Every two weeks until June, she and I meet for two hours in a coffee shop to go over the 10-20 new poems/revisions I’ve emailed her. Besides being enchanted by her gentle nature and South African accent, here’s what I’ve gained/learned:

1. An understanding of line breaks. I used to begin lines with a bomb-dropping words and leave my frayed pronouns and prepositions dangling at the ends. Meira taught me that the end is more important than the beginning. I know I’ve internalized good breaks because last week I gave her a poem with naughty breaks that worked well, and she said I’d broken the rule effectively. You can’t break until you’ve got it.

2. Metaphors need to carry forward; for example, if children are circling me like hot popcorn, they can’t immediately chant. Burst or snap, perhaps, but not chant. If I’m inside a womb, the images need to be round; no frames or borders here, only rainbows.

3. The psychological transparency of pronouns.
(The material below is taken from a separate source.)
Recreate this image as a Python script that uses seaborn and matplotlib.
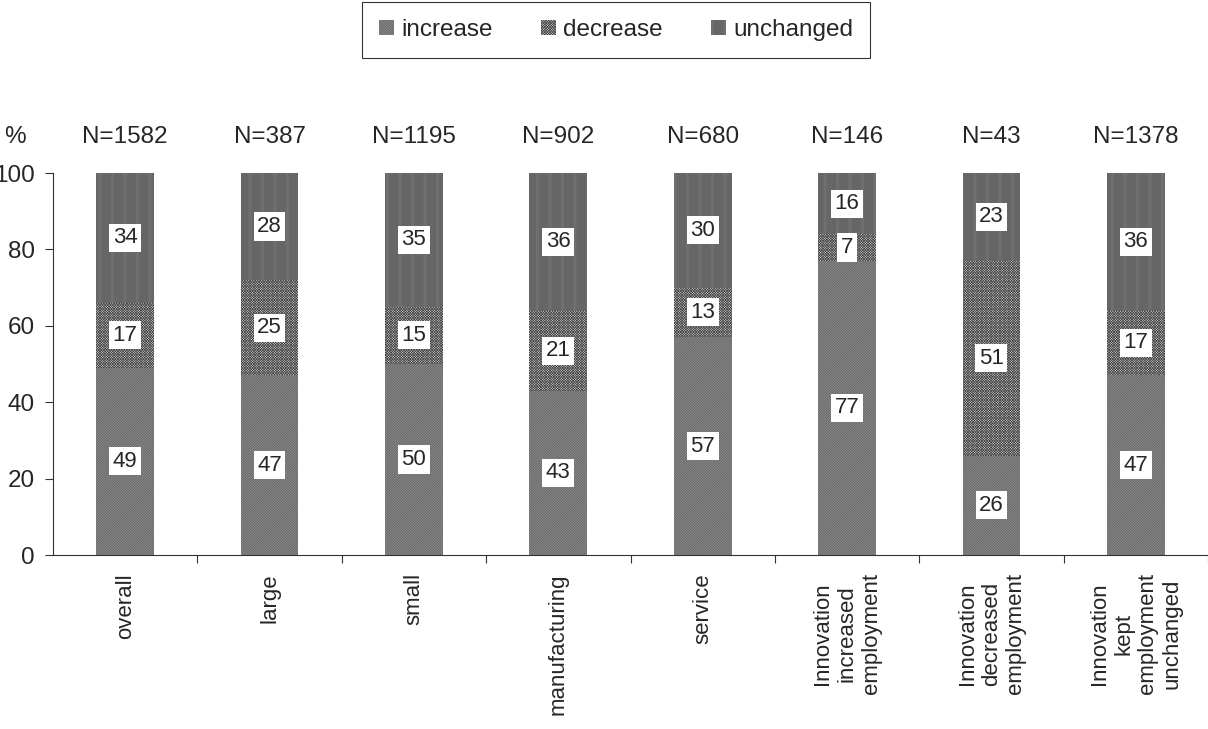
import numpy as np
import pandas as pd
import matplotlib
matplotlib.use("Agg")
import matplotlib.pyplot as plt
from matplotlib.patches import Patch
import seaborn as sns

# ── data ──────────────────────────────────────────────────────────────────────
categories = ["overall", "large", "small", "manufacturing", "service",
              "Innovation\nincreased\nemployment",
              "Innovation\ndecreased\nemployment",
              "Innovation\nkept\nemployment\nunchanged"]
n_labels  = ["N=1582", "N=387", "N=1195", "N=902", "N=680", "N=146", "N=43", "N=1378"]
increase  = [49, 47, 50, 43, 57, 77, 26, 47]
decrease  = [17, 25, 15, 21, 13, 7, 51, 17]
unchanged = [34, 28, 35, 36, 30, 16, 23, 36]

sns.set_style("ticks")
plt.rcParams["font.family"] = ["Liberation Sans", "DejaVu Sans"]
plt.rcParams["hatch.linewidth"] = 0.5

df = pd.DataFrame({"cat": categories, "increase": increase,
                   "decrease": decrease, "unchanged": unchanged})
df["lvl2"] = df["increase"] + df["decrease"]
df["lvl3"] = df["lvl2"] + df["unchanged"]

# name -> (cumulative column, face, hatch colour, hatch)
styles = {
    "unchanged": ("lvl3",     "#c4c4c4", "#4a4a4a", "|" * 18),
    "decrease":  ("lvl2",     "#d4d4d4", "#444444", "x" * 13),
    "increase":  ("increase", "#b4b4b4", "#505050", "/" * 20),
}

fig = plt.figure(figsize=(12.08, 7.29), dpi=100)
ax = fig.add_axes([53 / 1208, 1 - 555 / 729, 1 - 53 / 1208, (555 - 173) / 729])

# stacked by overlaying cumulative totals (top layer first)
for name in ["unchanged", "decrease", "increase"]:
    col, face, hcol, hatch = styles[name]
    sns.barplot(data=df, x="cat", y=col, ax=ax, color=face,
                edgecolor=hcol, linewidth=0, hatch=hatch,
                width=0.4, saturation=1)
if ax.get_legend() is not None:
    ax.get_legend().remove()

# segment labels in white boxes
for i in range(len(categories)):
    segs = [(0, increase[i]), (increase[i], decrease[i]),
            (increase[i] + decrease[i], unchanged[i])]
    for base, h in segs:
        ax.text(i, base + h / 2, f"{h}", ha="center", va="center", fontsize=16,
                bbox=dict(facecolor="white", edgecolor="none", pad=2.5))
    ax.text(i, 109.5, n_labels[i], ha="center", va="center", fontsize=17.5,
            clip_on=False)

fig.text(15 / 1208, 1 - 137 / 729, "%", ha="center", va="center", fontsize=17.5)

ax.set_xlim(-0.5, 7.5)
ax.set_ylim(0, 100)
ax.set_yticks([0, 20, 40, 60, 80, 100])
ax.set_xlabel("")
ax.set_ylabel("")
ax.set_xticks(range(len(categories)))
ax.set_xticklabels(categories, rotation=90, ha="center", va="top",
                   multialignment="center", fontsize=16)
ax.tick_params(axis="x", which="major", length=0, pad=13)
ax.set_xticks(np.arange(0.5, 8, 1), minor=True)
ax.tick_params(axis="x", which="minor", length=6, width=0.8, color="#333333")
ax.tick_params(axis="y", length=6, width=0.8, color="#333333", pad=7, labelsize=17.5)
for s in ["top", "right"]:
    ax.spines[s].set_visible(False)
for s in ["left", "bottom"]:
    ax.spines[s].set_linewidth(0.8)
    ax.spines[s].set_color("#333333")

leg_order = ["increase", "decrease", "unchanged"]
handles = [Patch(facecolor=styles[k][1], edgecolor=styles[k][2], linewidth=0,
                 hatch=styles[k][3]) for k in leg_order]
leg = fig.legend(handles, leg_order,
                 loc="center", bbox_to_anchor=(616 / 1208, 1 - 30 / 729),
                 ncol=3, fontsize=17.5, frameon=True, fancybox=False,
                 handlelength=0.6, handleheight=0.6, handletextpad=0.3,
                 columnspacing=2.0, borderpad=0.7)
leg.get_frame().set_edgecolor("black")
leg.get_frame().set_linewidth(0.8)

fig.savefig("out.png", dpi=100)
Pronouns reveal a poet’s anxieties (Are they my ancestors or ours? Is it my childhood home or theirs?) but they (or I) doesn’t need therapy before we can fix the poem.

4. Capitals at the beginning of each line is outdated. Get with the 21st century program.
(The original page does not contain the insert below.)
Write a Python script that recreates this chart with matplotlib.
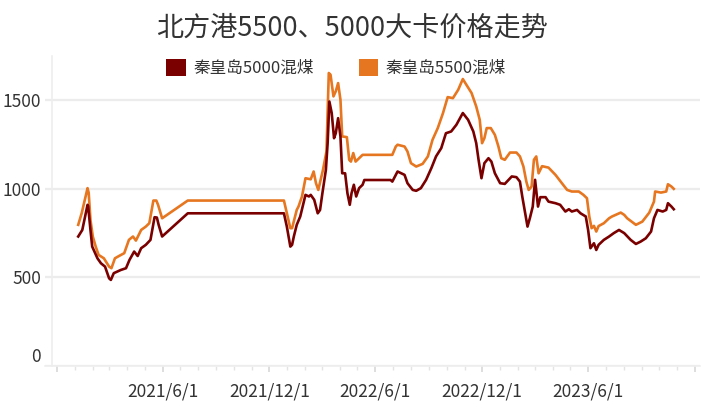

5. A grasp of immediate, concrete images, and a knack for skating off the cliche (eg. “What to get for the person who gives everything?”), together with an aversion to idioms and cop-out “glitter-glue” words like “beautifully” and “twinkle.” When I use a “Hallmark” image like angels or dream or love, I need to twist it, so the angels are drunk or rheumy. (And always put the most shocking item in the list last.) The power of the poem is in the tensions, the surprises.
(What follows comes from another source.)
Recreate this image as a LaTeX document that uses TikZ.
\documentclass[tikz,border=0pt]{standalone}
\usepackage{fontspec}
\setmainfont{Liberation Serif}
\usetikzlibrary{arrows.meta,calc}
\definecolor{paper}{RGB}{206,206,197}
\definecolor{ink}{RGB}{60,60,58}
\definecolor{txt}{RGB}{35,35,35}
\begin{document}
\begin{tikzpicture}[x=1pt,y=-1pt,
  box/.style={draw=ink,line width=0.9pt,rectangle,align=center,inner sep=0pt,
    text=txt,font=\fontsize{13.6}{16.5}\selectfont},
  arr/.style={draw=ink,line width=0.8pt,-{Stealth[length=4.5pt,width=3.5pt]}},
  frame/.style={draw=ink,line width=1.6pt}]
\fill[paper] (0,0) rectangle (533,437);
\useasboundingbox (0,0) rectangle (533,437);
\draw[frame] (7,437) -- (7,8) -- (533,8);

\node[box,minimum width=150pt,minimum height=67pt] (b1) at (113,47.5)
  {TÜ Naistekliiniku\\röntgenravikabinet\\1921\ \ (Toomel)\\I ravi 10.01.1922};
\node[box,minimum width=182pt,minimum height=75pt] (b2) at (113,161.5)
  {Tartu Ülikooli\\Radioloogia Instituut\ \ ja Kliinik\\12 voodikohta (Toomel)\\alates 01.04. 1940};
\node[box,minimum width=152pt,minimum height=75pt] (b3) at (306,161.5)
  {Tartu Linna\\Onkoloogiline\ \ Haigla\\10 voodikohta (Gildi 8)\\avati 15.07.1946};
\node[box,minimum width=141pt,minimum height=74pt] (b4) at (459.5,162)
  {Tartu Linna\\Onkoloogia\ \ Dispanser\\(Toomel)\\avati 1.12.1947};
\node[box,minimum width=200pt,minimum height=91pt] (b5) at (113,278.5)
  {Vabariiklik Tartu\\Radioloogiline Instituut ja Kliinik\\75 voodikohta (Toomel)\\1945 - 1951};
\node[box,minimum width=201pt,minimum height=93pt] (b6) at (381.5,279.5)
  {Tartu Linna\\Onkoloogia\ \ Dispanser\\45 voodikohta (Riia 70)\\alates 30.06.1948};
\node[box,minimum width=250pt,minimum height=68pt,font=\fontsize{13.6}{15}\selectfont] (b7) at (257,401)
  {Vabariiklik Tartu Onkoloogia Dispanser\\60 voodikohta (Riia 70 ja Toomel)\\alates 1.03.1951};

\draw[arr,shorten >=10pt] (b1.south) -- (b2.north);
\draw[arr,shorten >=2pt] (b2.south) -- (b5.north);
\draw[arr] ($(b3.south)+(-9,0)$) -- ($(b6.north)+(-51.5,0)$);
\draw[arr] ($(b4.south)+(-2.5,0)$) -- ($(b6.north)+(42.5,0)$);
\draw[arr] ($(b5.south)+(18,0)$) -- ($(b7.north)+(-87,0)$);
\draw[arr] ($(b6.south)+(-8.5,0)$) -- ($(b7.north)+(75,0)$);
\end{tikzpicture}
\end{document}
6. An awareness of more poetic forms. I was already using metaphysical conceit, dramatic monologue, narrative, nature, and shadow poems, I just never knew it. Now I can read other poems who use these styles and learn from them.

7. On the subject of reading other poet, Meira has introduced me to Tim Lilburn (a stretch for the imagination), Anne Szumigalski (I’m embarrassed to admit I hadn’t heard of her before), Dionne Brand, John Donne (I lived too long before I read “Batter my heart, three-personed God”), and Don MacKay (speaking of surprising metaphor!).

8. The need for more than one layer of meaning. If I could count the number of time Meira has written “Go on!” on my drafts, or the number of times she’s asked “Nice start. So what are you planning to do with this?” on my “completed” submissions…well, I can’t. We’ve discovered I have a talent for writing in an playful child voice, but I can’t leave my poems in petting kitty land. There must be a “shadow” falling across the barn door. I don’t need to hit people over the head with answers about the nature of femininity and the meaning of childhood or a new definition of family, but I do need to hint at something profound. I still really struggle with this one, but I have another three months to move my work closer to, if not a hint, at least a wink or glance of profundity.

9. As per Meira’s advice, I’m swearing off contests. My poetry submissions and mice-inspired ficitonal work sent to Prairie Fire and The Fiddlehead’s contests were all rejected by the guest editors in favour of one of the other bazillion contest entries. From now on, the goal is to get published sooner rather than richer, so I’m submitting to the journals’ regular editors – who love promoting new artists – rather than throwing my lottery ticket in a barrel of legends and hopefuls.

10. I qualify (or so we hope) to apply for a Manitoba Arts Council grant for the first draft of a poetry manuscript. Imagine: the government might pay me $2000 to start my book! (At 15 hours/week for a year, that’s $2.56 an hour more than I’m making as a poet right now. As the CFO at my office likes to say, I know how to pick the lucrative careers.)

11. Hallelujah, I have a focus: my manuscript will be about the experience of parenting a child with autism – from pregnant fears, to the first suspicions, medication “trials,” close-calls in traffic, and echolalic rhythms. From not picking a genre to having a manuscript idea, I’ve walked a long way this year.

And I’m so glad to have a peripatetic master walking with me. “Arriving at joy-of-creating, on right.”